Anggota Komisi XI DPR, Anis Byarwati, menyatakan pada dasarnya RUU PPSK tidak urgen untuk saat ini. Ia menyampaikan sejumlah alasan. Pertama, konten dari RUU PPSK lebih kepada upaya-upaya menggerogoti independensi bank sentral.
“Kami pikir ini sangat berbahaya karena independensi tersebut menjadi syarat suatu kebijakan menjadi kredibel di pasar, baik di dalam maupun di luar negeri,” ujar Anis Byarwati dalam keterangan tertulisnya, Jumat (19/3/2021).
Dampak lanjutan dari kotak-katik independensi bank sentral dapat berujung pada berbagai hal terutama depresiasi rupiah. Anis menambahkan, perlu diingat juga bahwa depresiasi rupiah yang mendalam berdampak buruk bagi perekonomian baik bagi pelaku industri maupun Pemerintah (dalam bentuk lonjakan cicilan utang maupun bunganya).

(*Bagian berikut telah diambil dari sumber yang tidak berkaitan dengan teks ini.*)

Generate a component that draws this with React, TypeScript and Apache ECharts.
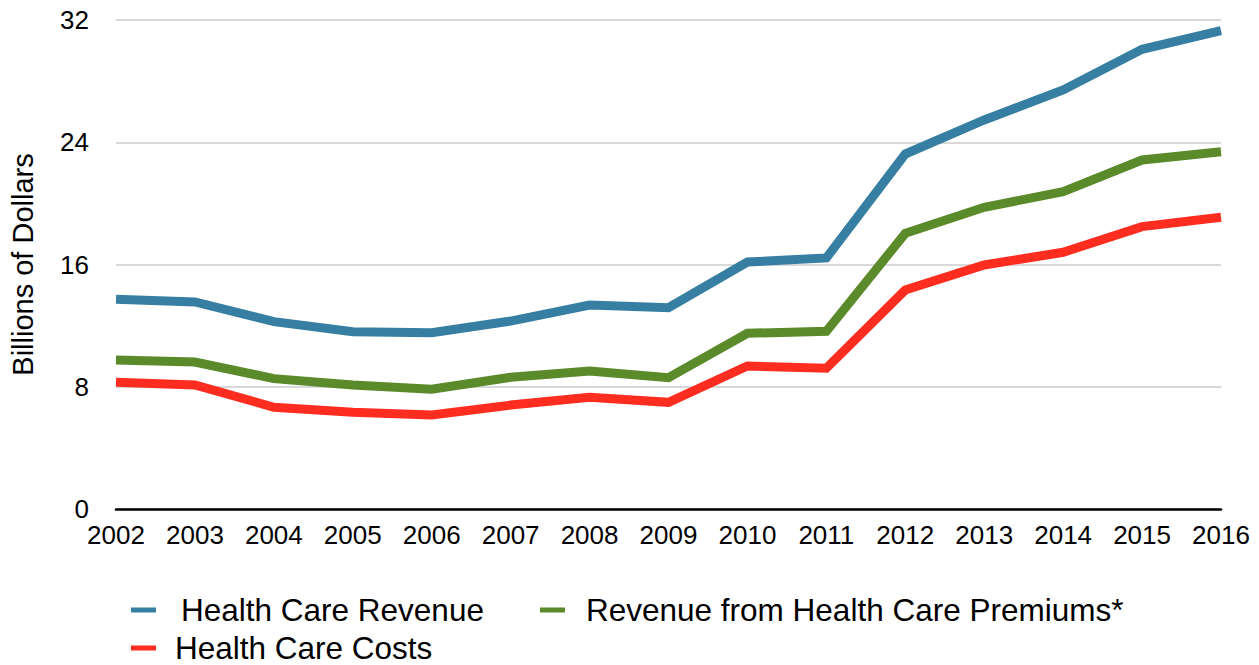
import React, { useEffect, useRef } from "react";
import * as echarts from "echarts";

const years = ["2002","2003","2004","2005","2006","2007","2008","2009","2010","2011","2012","2013","2014","2015","2016"];
const revenue = [13.72, 13.55, 12.26, 11.6, 11.54, 12.3, 13.35, 13.17, 16.16, 16.43, 23.23, 25.46, 27.42, 30.08, 31.3];
const premiums = [9.75, 9.62, 8.53, 8.12, 7.84, 8.62, 9.03, 8.59, 11.5, 11.63, 18.04, 19.74, 20.77, 22.84, 23.38];
const costs = [8.29, 8.12, 6.66, 6.33, 6.15, 6.8, 7.31, 6.98, 9.36, 9.21, 14.33, 15.97, 16.8, 18.48, 19.09];

const seriesNames = ["Health Care Revenue", "Revenue from Health Care Premiums*", "Health Care Costs"];
const colors = ["#367fa3", "#5a8a29", "#ff2d20"];

const FONT = "'Liberation Sans', Arial, Helvetica, sans-serif";

export default function App() {
  const ref = useRef<HTMLDivElement>(null);
  useEffect(() => {
    if (!ref.current) return;
    const chart = echarts.init(ref.current, undefined, { renderer: "svg" });
    const mkLegend = (name: string, left: number, top: number, pad: number) => ({
      left,
      top,
      data: [name],
      icon: "rect",
      itemWidth: 25,
      itemHeight: 5,
      selectedMode: false,
      padding: 0,
      textStyle: { fontFamily: FONT, fontSize: 31.5, color: "#000", padding: [0, 0, 0, pad] },
    });
    chart.setOption({
      animation: false,
      textStyle: { fontFamily: FONT },
      grid: { left: 112, right: 38, top: 20, bottom: 156, containLabel: false },
      legend: [
        mkLegend(seriesNames[0], 131, 594, 20),
        mkLegend(seriesNames[1], 540, 594, 16),
        mkLegend(seriesNames[2], 131, 632, 14),
      ],
      xAxis: {
        type: "category",
        data: years,
        boundaryGap: false,
        axisLine: { lineStyle: { color: "#000", width: 2.5 } },
        axisTick: { show: false },
        axisLabel: { color: "#000", fontSize: 26, margin: 13, fontFamily: FONT },
      },
      yAxis: {
        type: "value",
        min: 0,
        max: 32,
        interval: 8,
        name: "Billions of Dollars",
        nameLocation: "middle",
        nameGap: 79,
        nameRotate: 90,
        nameTextStyle: { color: "#000", fontSize: 29, fontFamily: FONT },
        axisLine: { show: false },
        axisTick: { show: false },
        axisLabel: { color: "#000", fontSize: 26, margin: 27, fontFamily: FONT },
        splitLine: { lineStyle: { color: "#cccccc", width: 1.5 } },
      },
      series: [
        { name: seriesNames[0], type: "line", data: revenue, color: colors[0] },
        { name: seriesNames[1], type: "line", data: premiums, color: colors[1] },
        { name: seriesNames[2], type: "line", data: costs, color: colors[2] },
      ].map((s) => ({
        ...s,
        showSymbol: false,
        symbol: "none",
        lineStyle: { width: 9, color: s.color, cap: "butt", join: "miter" },
        itemStyle: { color: s.color },
      })),
    });
    return () => chart.dispose();
  }, []);
  return <div ref={ref} style={{ width: 1259, height: 665, position: "absolute", left: 0, top: 0 }} />;
}
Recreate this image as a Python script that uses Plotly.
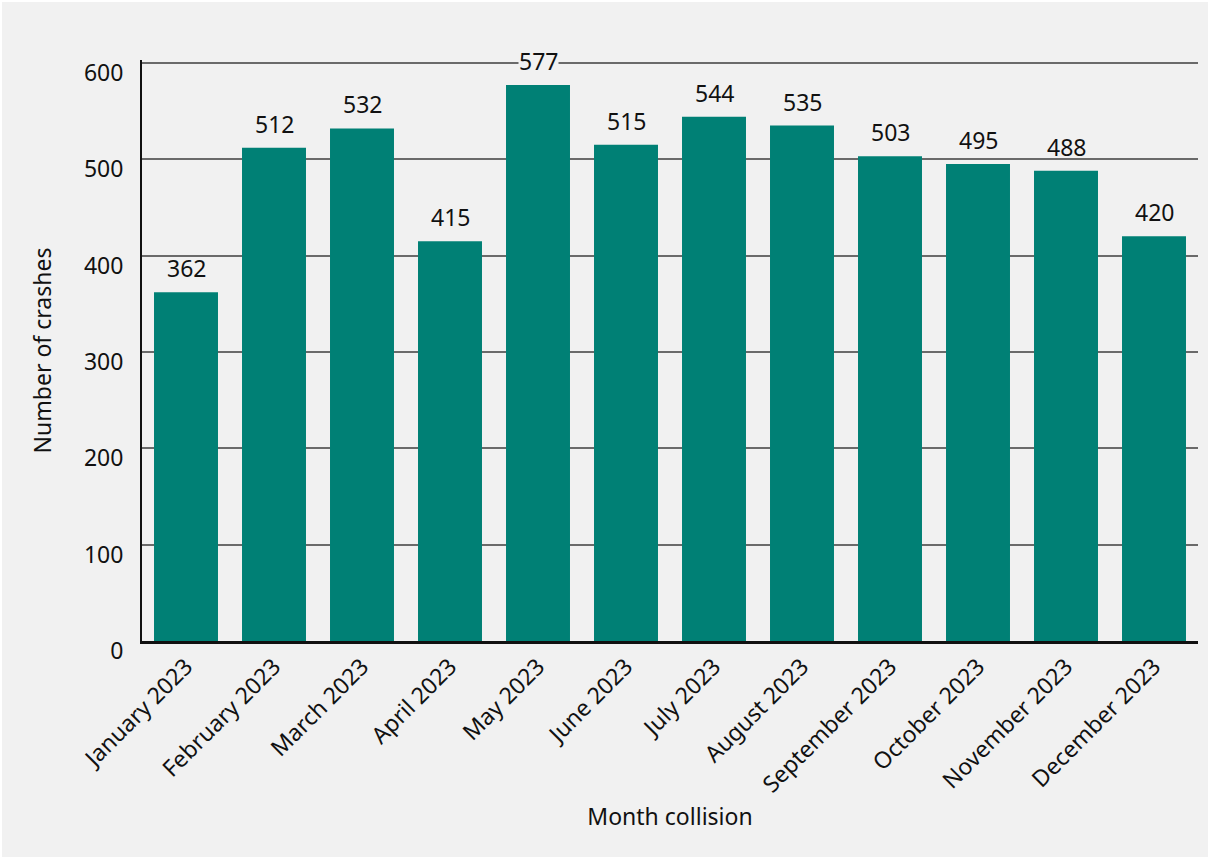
import plotly.graph_objects as go

months = ["January 2023", "February 2023", "March 2023", "April 2023", "May 2023",
          "June 2023", "July 2023", "August 2023", "September 2023", "October 2023",
          "November 2023", "December 2023"]
crashes = [362, 512, 532, 415, 577, 515, 544, 535, 503, 495, 488, 420]
y_ticks = [0, 100, 200, 300, 400, 500, 600]

BG = "#f1f1f1"
FONT = "Noto Sans"
FS = 23
TXT = "#111111"

W, H = 1210, 859
ML, MR, MT, MB = 142, 12, 60, 218

fig = go.Figure()
fig.add_trace(go.Bar(x=months, y=crashes, marker=dict(color="#008075", line=dict(width=0)),
                     hoverinfo="x+y"))

for m, v in zip(months, crashes):
    # mask the gridline only when it would run through the digits
    crosses = any(v + 14 < g < v + 33 for g in y_ticks)
    fig.add_annotation(x=m, y=v, text=str(v), showarrow=False, yanchor="bottom",
                       yshift=7, bgcolor=BG if crosses else "rgba(0,0,0,0)", borderpad=0,
                       font=dict(family=FONT, size=FS, color=TXT))

fig.update_layout(
    width=W, height=H,
    paper_bgcolor=BG, plot_bgcolor=BG,
    margin=dict(l=ML, r=MR, t=MT, b=MB),
    bargap=0.273,
    showlegend=False,
    font=dict(family=FONT, size=FS, color=TXT),
)
fig.update_xaxes(
    tickangle=-45, showgrid=False, showline=True, linecolor=TXT, linewidth=3,
    ticks="", tickfont=dict(family=FONT, size=FS, color=TXT),
    title=dict(text="Month collision", font=dict(family=FONT, size=FS, color=TXT), standoff=12),
)
fig.update_yaxes(
    range=[0, 603], tickvals=y_ticks, showgrid=True, gridcolor="#6a6a6a", gridwidth=1.5,
    showline=True, linecolor=TXT, linewidth=2, zeroline=False, ticks="",
    ticklabelshift=10, ticklabelstandoff=12,
    tickfont=dict(family=FONT, size=FS, color=TXT),
    title=dict(text="Number of crashes", font=dict(family=FONT, size=FS, color=TXT), standoff=26),
)
pw, ph = W - ML - MR, H - MT - MB
fig.add_shape(type="rect", xref="paper", yref="paper",
              x0=-ML / pw, x1=1 + MR / pw, y0=-MB / ph, y1=1 + MT / ph,
              line=dict(color="white", width=4), layer="above")

fig.write_html("out.html")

Selain itu, kerentanan depresiasi rupiah bakal meningkat karena masih tingginya porsi kepemilikan aset asing di dalam negeri baik dari pasar saham (sekitar 45 persen) maupun pasar obligasi (sekitar 30 persen). “Jadi, tolong jangan gegabah soal RUU ini,” tegasnya.
Kedua, wakil ketua Badan Akuntabilitas Keuangan Negara (BAKN) ini melihat, persoalan yang dihadapi oleh sektor keuangan Indonesia saat ini lebih kepada rendahnya peranan sektor keuangan terhadap perekonomian nasional. Beberapa rasio sudah mengonfirmasi hal tersebut seperti rasio M2/PDB maupun rasio kredit terhadap PDB. Data-data tersebut tidak lebih dari 40 persen.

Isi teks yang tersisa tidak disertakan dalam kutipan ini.